About "leakage inductance"
Apparently, there is only one "leakage inductance" at one side in the figure above.
No, that is incorrect.
Every winding in a transformer does not couple 100% to each other winding and that is a fact. If some piece of text suggests that the leakage inductance is only attributable to one winding then that piece of text is at best misleading and, at worst blatantly wrong.
However, from the perspective of someone wishing to know how well two windings may couple then a single entity of leakage (a composite of both leakages) can be used to express that.
As for your 2nd question, you CANNOT short the secondary at the point you wish. This IS impossible - you can't take the equivalent circuit of the transformer and hack at it like that.
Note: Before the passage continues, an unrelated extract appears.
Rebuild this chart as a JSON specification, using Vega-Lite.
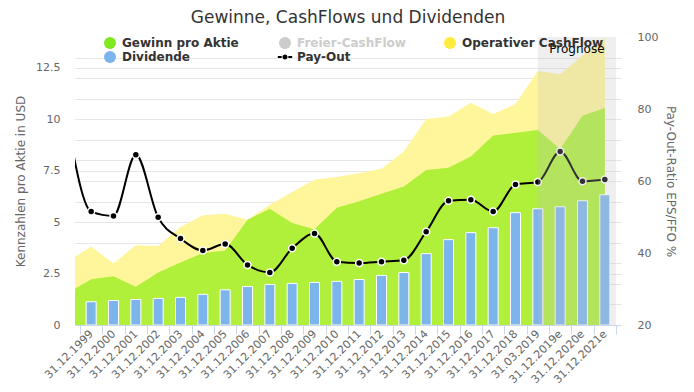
{
  "$schema": "https://vega.github.io/schema/vega-lite/v6.json",
  "autosize": {"type": "none"},
  "width": 546,
  "height": 288,
  "padding": {"left": 75, "top": 37, "right": 73, "bottom": 67},
  "background": "white",
  "config": {
    "view": {"stroke": null},
    "font": "DejaVu Sans",
    "axis": {"labelFont": "DejaVu Sans", "titleFont": "DejaVu Sans"}
  },
  "title": {
    "text": "Gewinne, CashFlows und Dividenden",
    "anchor": "middle",
    "frame": "group",
    "font": "DejaVu Sans",
    "fontSize": 17,
    "fontWeight": "normal",
    "color": "#333333",
    "offset": 4
  },
  "datasets": {
    "main": [
      {"i": -1, "label": "31.12.1998", "eps": 1.58, "ocf": 3.13, "div": null, "payout": 74},
      {"i": 0, "label": "31.12.1999", "eps": 2.23, "ocf": 3.81, "div": 1.13, "payout": 51.5},
      {"i": 1, "label": "31.12.2000", "eps": 2.37, "ocf": 2.99, "div": 1.19, "payout": 50.3},
      {"i": 2, "label": "31.12.2001", "eps": 1.86, "ocf": 3.88, "div": 1.24, "payout": 67.3},
      {"i": 3, "label": "31.12.2002", "eps": 2.55, "ocf": 3.84, "div": 1.29, "payout": 49.9},
      {"i": 4, "label": "31.12.2003", "eps": 3.04, "ocf": 4.76, "div": 1.34, "payout": 44.0},
      {"i": 5, "label": "31.12.2004", "eps": 3.50, "ocf": 5.33, "div": 1.49, "payout": 40.7},
      {"i": 6, "label": "31.12.2005", "eps": 3.62, "ocf": 5.41, "div": 1.71, "payout": 42.5},
      {"i": 7, "label": "31.12.2006", "eps": 5.12, "ocf": 5.12, "div": 1.87, "payout": 36.7},
      {"i": 8, "label": "31.12.2007", "eps": 5.65, "ocf": 5.84, "div": 1.97, "payout": 34.6},
      {"i": 9, "label": "31.12.2008", "eps": 4.96, "ocf": 6.46, "div": 2.02, "payout": 41.3},
      {"i": 10, "label": "31.12.2009", "eps": 4.65, "ocf": 7.06, "div": 2.07, "payout": 45.4},
      {"i": 11, "label": "31.12.2010", "eps": 5.70, "ocf": 7.19, "div": 2.12, "payout": 37.6},
      {"i": 12, "label": "31.12.2011", "eps": 6.02, "ocf": 7.38, "div": 2.21, "payout": 37.2},
      {"i": 13, "label": "31.12.2012", "eps": 6.38, "ocf": 7.59, "div": 2.41, "payout": 37.6},
      {"i": 14, "label": "31.12.2013", "eps": 6.73, "ocf": 8.43, "div": 2.55, "payout": 38.0},
      {"i": 15, "label": "31.12.2014", "eps": 7.54, "ocf": 10.01, "div": 3.47, "payout": 45.9},
      {"i": 16, "label": "31.12.2015", "eps": 7.64, "ocf": 10.14, "div": 4.15, "payout": 54.5},
      {"i": 17, "label": "31.12.2016", "eps": 8.19, "ocf": 10.80, "div": 4.49, "payout": 54.8},
      {"i": 18, "label": "31.12.2017", "eps": 9.21, "ocf": 10.26, "div": 4.73, "payout": 51.5},
      {"i": 19, "label": "31.12.2018", "eps": 9.34, "ocf": 10.74, "div": 5.46, "payout": 59.0},
      {"i": 20, "label": "31.03.2019", "eps": 9.48, "ocf": 12.35, "div": 5.65, "payout": 59.7},
      {"i": 21, "label": "31.12.2019e", "eps": 8.56, "ocf": 12.19, "div": 5.75, "payout": 68.2},
      {"i": 22, "label": "31.12.2020e", "eps": 10.17, "ocf": 13.10, "div": 6.04, "payout": 59.9},
      {"i": 23, "label": "31.12.2021e", "eps": 10.55, "ocf": 13.97, "div": 6.33, "payout": 60.4}
    ],
    "band": [{"start": 20, "end": 23.5, "mid": 21.75, "ypos": 13.4, "text": "Prognose"}],
    "legend": [
      {"series": "Gewinn pro Aktie"},
      {"series": "Freier-CashFlow"},
      {"series": "Operativer CashFlow"},
      {"series": "Dividende"},
      {"series": "Pay-Out"}
    ]
  },
  "layer": [
    {
      "data": {"name": "main"},
      "mark": {"type": "area", "color": "#fff59a", "clip": true, "interpolate": "linear"},
      "encoding": {
        "x": {
          "field": "i", "type": "quantitative",
          "scale": {"domain": [-0.5, 23.5], "nice": false, "zero": false},
          "axis": {
            "values": [0,1,2,3,4,5,6,7,8,9,10,11,12,13,14,15,16,17,18,19,20,21,22,23],
            "labelExpr": "['31.12.1999','31.12.2000','31.12.2001','31.12.2002','31.12.2003','31.12.2004','31.12.2005','31.12.2006','31.12.2007','31.12.2008','31.12.2009','31.12.2010','31.12.2011','31.12.2012','31.12.2013','31.12.2014','31.12.2015','31.12.2016','31.12.2017','31.12.2018','31.03.2019','31.12.2019e','31.12.2020e','31.12.2021e'][datum.value]",
            "labelAngle": -45, "labelAlign": "right", "labelBaseline": "middle",
            "labelPadding": 7, "labelFontSize": 11, "labelColor": "#666666",
            "labelOverlap": false, "labelFlush": false, "labelBound": false,
            "ticks": false, "grid": false, "domain": true, "domainColor": "#ccd6eb", "domainWidth": 1,
            "title": null, "orient": "bottom"
          }
        },
        "y": {
          "field": "ocf", "type": "quantitative",
          "scale": {"domain": [0, 14], "nice": false, "zero": true},
          "axis": {
            "orient": "left",
            "values": [0, 2.5, 5, 7.5, 10, 12.5],
            "labelExpr": "datum.value == 0 ? '0' : (datum.value % 1 == 0 ? format(datum.value, 'd') : format(datum.value, '.1f'))",
            "labelFontSize": 11, "labelColor": "#666666", "labelPadding": 15,
            "ticks": false, "domain": false,
            "grid": true, "gridColor": "#e6e6e6",
            "title": "Kennzahlen pro Aktie in USD",
            "titleFontSize": 12, "titleFontWeight": "normal", "titleColor": "#666666",
            "titlePadding": 8
          }
        }
      }
    },
    {
      "data": {"name": "main"},
      "mark": {"type": "area", "color": "#b0f03a", "clip": true, "interpolate": "linear"},
      "encoding": {
        "x": {
          "field": "i", "type": "quantitative",
          "axis": {
            "orient": "bottom",
            "values": [-0.5,0.5,1.5,2.5,3.5,4.5,5.5,6.5,7.5,8.5,9.5,10.5,11.5,12.5,13.5,14.5,15.5,16.5,17.5,18.5,19.5,20.5,21.5,22.5,23.5],
            "labels": false, "ticks": true, "tickSize": 9, "tickColor": "#ccd6eb",
            "domain": false, "grid": false, "title": null
          }
        },
        "y": {
          "field": "eps", "type": "quantitative",
          "scale": {"domain": [0, 14], "nice": false, "zero": true},
          "axis": {
            "orient": "left",
            "values": [0,1,2,3,4,5,6,7,8,9,10,11,12,13],
            "labels": false, "ticks": false, "domain": false,
            "grid": true, "gridColor": "#e6e6e6", "title": null
          }
        }
      }
    },
    {
      "data": {"name": "main"},
      "transform": [{"filter": "datum.div != null"}],
      "mark": {"type": "bar", "color": "#7cb5ec", "width": 10, "stroke": "white", "strokeWidth": 1, "clip": true},
      "encoding": {
        "x": {"field": "i", "type": "quantitative", "axis": null},
        "y": {
          "field": "div", "type": "quantitative",
          "scale": {"domain": [0, 14], "nice": false, "zero": true},
          "axis": null
        }
      }
    },
    {
      "data": {"name": "main"},
      "mark": {"type": "line", "color": "#000000", "strokeWidth": 2, "interpolate": "monotone", "clip": true},
      "encoding": {
        "x": {"field": "i", "type": "quantitative", "axis": null},
        "y": {
          "field": "payout", "type": "quantitative",
          "scale": {"domain": [20, 100], "nice": false, "zero": false},
          "axis": {
            "orient": "right",
            "values": [20, 40, 60, 80, 100],
            "labelFontSize": 11, "labelColor": "#666666", "labelPadding": 16,
            "ticks": false, "domain": false, "grid": false,
            "title": "Pay-Out-Ratio EPS/FFO %",
            "titleFontSize": 12, "titleFontWeight": "normal", "titleColor": "#666666",
            "titlePadding": 6
          }
        }
      }
    },
    {
      "data": {"name": "main"},
      "transform": [{"filter": "datum.i >= 0"}],
      "mark": {"type": "point", "filled": true, "fill": "#000000", "stroke": "white", "strokeWidth": 1.5, "size": 49, "opacity": 1, "clip": true},
      "encoding": {
        "x": {"field": "i", "type": "quantitative", "axis": null},
        "y": {
          "field": "payout", "type": "quantitative",
          "scale": {"domain": [20, 100], "nice": false, "zero": false},
          "axis": null
        }
      }
    },
    {
      "data": {"name": "band"},
      "mark": {"type": "rect", "fill": "#c2c2c2", "opacity": 0.26},
      "encoding": {
        "x": {"field": "start", "type": "quantitative", "axis": null},
        "x2": {"field": "end"}
      }
    },
    {
      "data": {"name": "band"},
      "mark": {"type": "text", "font": "DejaVu Sans", "fontSize": 12, "color": "#000000", "align": "center", "baseline": "middle"},
      "encoding": {
        "x": {"field": "mid", "type": "quantitative", "axis": null},
        "y": {
          "field": "ypos", "type": "quantitative",
          "scale": {"domain": [0, 14], "nice": false, "zero": true},
          "axis": null
        },
        "text": {"field": "text"}
      }
    },
    {
      "data": {"name": "legend"},
      "mark": {"type": "point", "filled": true, "opacity": 0},
      "encoding": {
        "color": {
          "field": "series", "type": "nominal",
          "scale": {
            "domain": ["Gewinn pro Aktie", "Freier-CashFlow", "Operativer CashFlow", "Dividende", "Pay-Out"],
            "range": ["#80e81e", "#cccccc", "#ffeb3b", "#7cb5ec", "#000000"]
          },
          "legend": {
            "orient": "none",
            "legendX": 29,
            "legendY": 0,
            "direction": "horizontal",
            "columns": 3,
            "columnPadding": 38,
            "rowPadding": 2,
            "gridAlign": "each",
            "padding": 0,
            "title": null,
            "symbolType": "circle",
            "symbolSize": 144,
            "symbolOpacity": 1,
            "symbolStrokeWidth": 0,
            "labelFont": "DejaVu Sans",
            "labelFontSize": 12,
            "labelFontWeight": "bold",
            "labelColor": "#333333",
            "labelOffset": 6,
            "labelLimit": 250,
            "encode": {
              "labels": {"update": {"fill": {"signal": "datum.label === 'Freier-CashFlow' ? '#cccccc' : '#333333'"}}},
              "symbols": {"update": {"shape": {"signal": "datum.label === 'Pay-Out' ? 'M-1.2,-0.17H-0.55V0.17H-1.2Z M0.55,-0.17H1.2V0.17H0.55Z M-0.42,0A0.42,0.42 0 1,1 0.42,0A0.42,0.42 0 1,1 -0.42,0Z' : 'circle'"}}}
            }
          }
        }
      }
    }
  ],
  "resolve": {
    "scale": {"y": "independent"},
    "axis": {"x": "independent", "y": "independent"}
  }
}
The leakage measured is the composite leakage and this can be broken down into two components by using the turns ratio squared but even that is only an approximation; the magnetization inductance will alter the accuracy of this method slightly but, for all practical purposes, this method yields fairly accurate results.
First, imagine a core with one winding of N turns. If the winding carries has a voltage V across it, then the flux linked to it Must change at a rate V/N. Now, most (99%) of this flux increase happens through the core, but the rest circulates through the air. The flux (rate) through the air is the leakage component and can be modelled as a bulk leakage inductance.
Now on this core lets wind another coil, again with N turns. The core already has a flux caused by coil 1. Most of this flux passes though the second coil, generating an emf, but some of it "bypasses" this coil and passes through the air instead. This is modelled as the secondary leakage inductance. To simplify the circuit model it is possible to combine both inductances into one "lumped" inductor.
One can measure the leakage inductance on the primary or on the secondary. Both results reflect the total leakage adjusted by the turns ratio and summed up. That is all ok. Problems will show up if the parasitic capacitance of the winding at high frequencies become more dominant. Then you need to split the leakage inductance correctly to each side with its own parasitic components to get a useful model to reflect for example self resonances of the transformer correctly. Otherwise even the VOLTEC model will work for most applications.